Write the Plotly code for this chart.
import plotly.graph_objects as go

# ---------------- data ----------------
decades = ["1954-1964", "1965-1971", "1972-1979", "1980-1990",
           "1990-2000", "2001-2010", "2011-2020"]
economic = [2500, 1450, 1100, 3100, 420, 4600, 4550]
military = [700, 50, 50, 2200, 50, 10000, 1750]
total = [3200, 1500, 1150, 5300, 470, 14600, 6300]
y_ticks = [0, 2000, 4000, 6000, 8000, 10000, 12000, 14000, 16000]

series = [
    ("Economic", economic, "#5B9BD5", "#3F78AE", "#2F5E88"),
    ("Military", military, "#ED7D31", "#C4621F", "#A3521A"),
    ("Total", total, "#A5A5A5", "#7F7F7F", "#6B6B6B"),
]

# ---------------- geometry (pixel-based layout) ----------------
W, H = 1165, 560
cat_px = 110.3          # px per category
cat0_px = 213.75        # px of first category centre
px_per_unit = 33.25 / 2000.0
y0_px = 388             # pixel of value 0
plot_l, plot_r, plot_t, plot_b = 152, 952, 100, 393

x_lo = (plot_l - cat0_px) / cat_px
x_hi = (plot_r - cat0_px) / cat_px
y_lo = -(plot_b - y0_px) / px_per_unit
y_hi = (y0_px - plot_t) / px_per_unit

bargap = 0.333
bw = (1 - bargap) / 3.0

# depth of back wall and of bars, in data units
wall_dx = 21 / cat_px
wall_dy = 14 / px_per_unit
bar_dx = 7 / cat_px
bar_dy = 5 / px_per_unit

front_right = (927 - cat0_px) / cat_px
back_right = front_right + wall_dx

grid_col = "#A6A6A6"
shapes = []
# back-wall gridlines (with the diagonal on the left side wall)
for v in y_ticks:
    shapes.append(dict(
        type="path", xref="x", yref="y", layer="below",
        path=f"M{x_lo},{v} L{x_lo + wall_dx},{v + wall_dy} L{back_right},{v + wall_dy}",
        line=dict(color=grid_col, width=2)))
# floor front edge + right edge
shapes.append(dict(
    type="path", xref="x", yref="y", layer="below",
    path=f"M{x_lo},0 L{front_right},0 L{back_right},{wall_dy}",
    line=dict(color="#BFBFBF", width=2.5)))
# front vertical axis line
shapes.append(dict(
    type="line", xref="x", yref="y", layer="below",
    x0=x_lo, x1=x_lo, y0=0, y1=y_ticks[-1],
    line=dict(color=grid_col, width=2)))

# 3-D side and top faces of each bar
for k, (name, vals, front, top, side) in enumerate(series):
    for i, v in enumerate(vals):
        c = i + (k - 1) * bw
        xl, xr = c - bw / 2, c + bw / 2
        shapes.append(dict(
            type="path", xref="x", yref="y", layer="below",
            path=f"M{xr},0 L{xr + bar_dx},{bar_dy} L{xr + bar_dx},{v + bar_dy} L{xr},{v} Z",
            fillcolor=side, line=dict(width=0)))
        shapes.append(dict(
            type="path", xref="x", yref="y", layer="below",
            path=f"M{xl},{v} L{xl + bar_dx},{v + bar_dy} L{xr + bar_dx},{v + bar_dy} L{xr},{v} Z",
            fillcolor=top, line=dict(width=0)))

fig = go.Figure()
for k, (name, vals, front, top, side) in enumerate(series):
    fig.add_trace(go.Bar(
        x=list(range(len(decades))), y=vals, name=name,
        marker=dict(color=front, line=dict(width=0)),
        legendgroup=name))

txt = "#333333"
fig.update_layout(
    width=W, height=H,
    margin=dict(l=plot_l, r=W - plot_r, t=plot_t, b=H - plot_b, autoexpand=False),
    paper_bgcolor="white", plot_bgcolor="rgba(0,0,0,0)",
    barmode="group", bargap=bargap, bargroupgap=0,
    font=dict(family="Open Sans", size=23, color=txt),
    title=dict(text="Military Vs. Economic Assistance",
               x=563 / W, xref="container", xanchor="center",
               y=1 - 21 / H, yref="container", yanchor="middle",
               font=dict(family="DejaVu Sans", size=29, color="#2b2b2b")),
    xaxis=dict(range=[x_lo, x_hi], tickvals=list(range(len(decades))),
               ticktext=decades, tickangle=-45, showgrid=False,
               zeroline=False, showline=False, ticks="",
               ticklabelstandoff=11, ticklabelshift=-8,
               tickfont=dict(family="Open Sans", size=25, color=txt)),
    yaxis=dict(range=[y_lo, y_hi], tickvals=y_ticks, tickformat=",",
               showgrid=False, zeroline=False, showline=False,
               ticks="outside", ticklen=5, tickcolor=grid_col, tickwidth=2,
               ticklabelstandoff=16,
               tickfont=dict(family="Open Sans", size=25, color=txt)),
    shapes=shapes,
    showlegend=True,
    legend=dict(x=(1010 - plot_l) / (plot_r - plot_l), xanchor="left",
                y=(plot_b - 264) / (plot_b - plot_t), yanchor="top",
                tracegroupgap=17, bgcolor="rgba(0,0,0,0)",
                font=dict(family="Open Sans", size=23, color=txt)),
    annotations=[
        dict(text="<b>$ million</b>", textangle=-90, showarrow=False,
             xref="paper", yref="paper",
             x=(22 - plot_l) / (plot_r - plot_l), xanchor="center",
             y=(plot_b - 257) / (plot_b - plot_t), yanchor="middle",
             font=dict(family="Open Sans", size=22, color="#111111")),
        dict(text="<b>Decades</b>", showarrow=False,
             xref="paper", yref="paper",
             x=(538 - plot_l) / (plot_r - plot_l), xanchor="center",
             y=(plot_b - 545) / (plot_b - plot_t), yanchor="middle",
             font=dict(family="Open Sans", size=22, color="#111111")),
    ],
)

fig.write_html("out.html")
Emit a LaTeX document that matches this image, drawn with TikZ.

++++++++

Return the listing above in its exact form.

Written response —
Write the Plotly code for this chart.
import plotly.graph_objects as go

# ---------------- data ----------------
decades = ["1954-1964", "1965-1971", "1972-1979", "1980-1990",
           "1990-2000", "2001-2010", "2011-2020"]
economic = [2500, 1450, 1100, 3100, 420, 4600, 4550]
military = [700, 50, 50, 2200, 50, 10000, 1750]
total = [3200, 1500, 1150, 5300, 470, 14600, 6300]
y_ticks = [0, 2000, 4000, 6000, 8000, 10000, 12000, 14000, 16000]

series = [
    ("Economic", economic, "#5B9BD5", "#3F78AE", "#2F5E88"),
    ("Military", military, "#ED7D31", "#C4621F", "#A3521A"),
    ("Total", total, "#A5A5A5", "#7F7F7F", "#6B6B6B"),
]

# ---------------- geometry (pixel-based layout) ----------------
W, H = 1165, 560
cat_px = 110.3          # px per category
cat0_px = 213.75        # px of first category centre
px_per_unit = 33.25 / 2000.0
y0_px = 388             # pixel of value 0
plot_l, plot_r, plot_t, plot_b = 152, 952, 100, 393

x_lo = (plot_l - cat0_px) / cat_px
x_hi = (plot_r - cat0_px) / cat_px
y_lo = -(plot_b - y0_px) / px_per_unit
y_hi = (y0_px - plot_t) / px_per_unit

bargap = 0.333
bw = (1 - bargap) / 3.0

# depth of back wall and of bars, in data units
wall_dx = 21 / cat_px
wall_dy = 14 / px_per_unit
bar_dx = 7 / cat_px
bar_dy = 5 / px_per_unit

front_right = (927 - cat0_px) / cat_px
back_right = front_right + wall_dx

grid_col = "#A6A6A6"
shapes = []
# back-wall gridlines (with the diagonal on the left side wall)
for v in y_ticks:
    shapes.append(dict(
        type="path", xref="x", yref="y", layer="below",
        path=f"M{x_lo},{v} L{x_lo + wall_dx},{v + wall_dy} L{back_right},{v + wall_dy}",
        line=dict(color=grid_col, width=2)))
# floor front edge + right edge
shapes.append(dict(
    type="path", xref="x", yref="y", layer="below",
    path=f"M{x_lo},0 L{front_right},0 L{back_right},{wall_dy}",
    line=dict(color="#BFBFBF", width=2.5)))
# front vertical axis line
shapes.append(dict(
    type="line", xref="x", yref="y", layer="below",
    x0=x_lo, x1=x_lo, y0=0, y1=y_ticks[-1],
    line=dict(color=grid_col, width=2)))

# 3-D side and top faces of each bar
for k, (name, vals, front, top, side) in enumerate(series):
    for i, v in enumerate(vals):
        c = i + (k - 1) * bw
        xl, xr = c - bw / 2, c + bw / 2
        shapes.append(dict(
            type="path", xref="x", yref="y", layer="below",
            path=f"M{xr},0 L{xr + bar_dx},{bar_dy} L{xr + bar_dx},{v + bar_dy} L{xr},{v} Z",
            fillcolor=side, line=dict(width=0)))
        shapes.append(dict(
            type="path", xref="x", yref="y", layer="below",
            path=f"M{xl},{v} L{xl + bar_dx},{v + bar_dy} L{xr + bar_dx},{v + bar_dy} L{xr},{v} Z",
            fillcolor=top, line=dict(width=0)))

fig = go.Figure()
for k, (name, vals, front, top, side) in enumerate(series):
    fig.add_trace(go.Bar(
        x=list(range(len(decades))), y=vals, name=name,
        marker=dict(color=front, line=dict(width=0)),
        legendgroup=name))

txt = "#333333"
fig.update_layout(
    width=W, height=H,
    margin=dict(l=plot_l, r=W - plot_r, t=plot_t, b=H - plot_b, autoexpand=False),
    paper_bgcolor="white", plot_bgcolor="rgba(0,0,0,0)",
    barmode="group", bargap=bargap, bargroupgap=0,
    font=dict(family="Open Sans", size=23, color=txt),
    title=dict(text="Military Vs. Economic Assistance",
               x=563 / W, xref="container", xanchor="center",
               y=1 - 21 / H, yref="container", yanchor="middle",
               font=dict(family="DejaVu Sans", size=29, color="#2b2b2b")),
    xaxis=dict(range=[x_lo, x_hi], tickvals=list(range(len(decades))),
               ticktext=decades, tickangle=-45, showgrid=False,
               zeroline=False, showline=False, ticks="",
               ticklabelstandoff=11, ticklabelshift=-8,
               tickfont=dict(family="Open Sans", size=25, color=txt)),
    yaxis=dict(range=[y_lo, y_hi], tickvals=y_ticks, tickformat=",",
               showgrid=False, zeroline=False, showline=False,
               ticks="outside", ticklen=5, tickcolor=grid_col, tickwidth=2,
               ticklabelstandoff=16,
               tickfont=dict(family="Open Sans", size=25, color=txt)),
    shapes=shapes,
    showlegend=True,
    legend=dict(x=(1010 - plot_l) / (plot_r - plot_l), xanchor="left",
                y=(plot_b - 264) / (plot_b - plot_t), yanchor="top",
                tracegroupgap=17, bgcolor="rgba(0,0,0,0)",
                font=dict(family="Open Sans", size=23, color=txt)),
    annotations=[
        dict(text="<b>$ million</b>", textangle=-90, showarrow=False,
             xref="paper", yref="paper",
             x=(22 - plot_l) / (plot_r - plot_l), xanchor="center",
             y=(plot_b - 257) / (plot_b - plot_t), yanchor="middle",
             font=dict(family="Open Sans", size=22, color="#111111")),
        dict(text="<b>Decades</b>", showarrow=False,
             xref="paper", yref="paper",
             x=(538 - plot_l) / (plot_r - plot_l), xanchor="center",
             y=(plot_b - 545) / (plot_b - plot_t), yanchor="middle",
             font=dict(family="Open Sans", size=22, color="#111111")),
    ],
)

fig.write_html("out.html")
Emit a LaTeX document that matches this image, drawn with TikZ.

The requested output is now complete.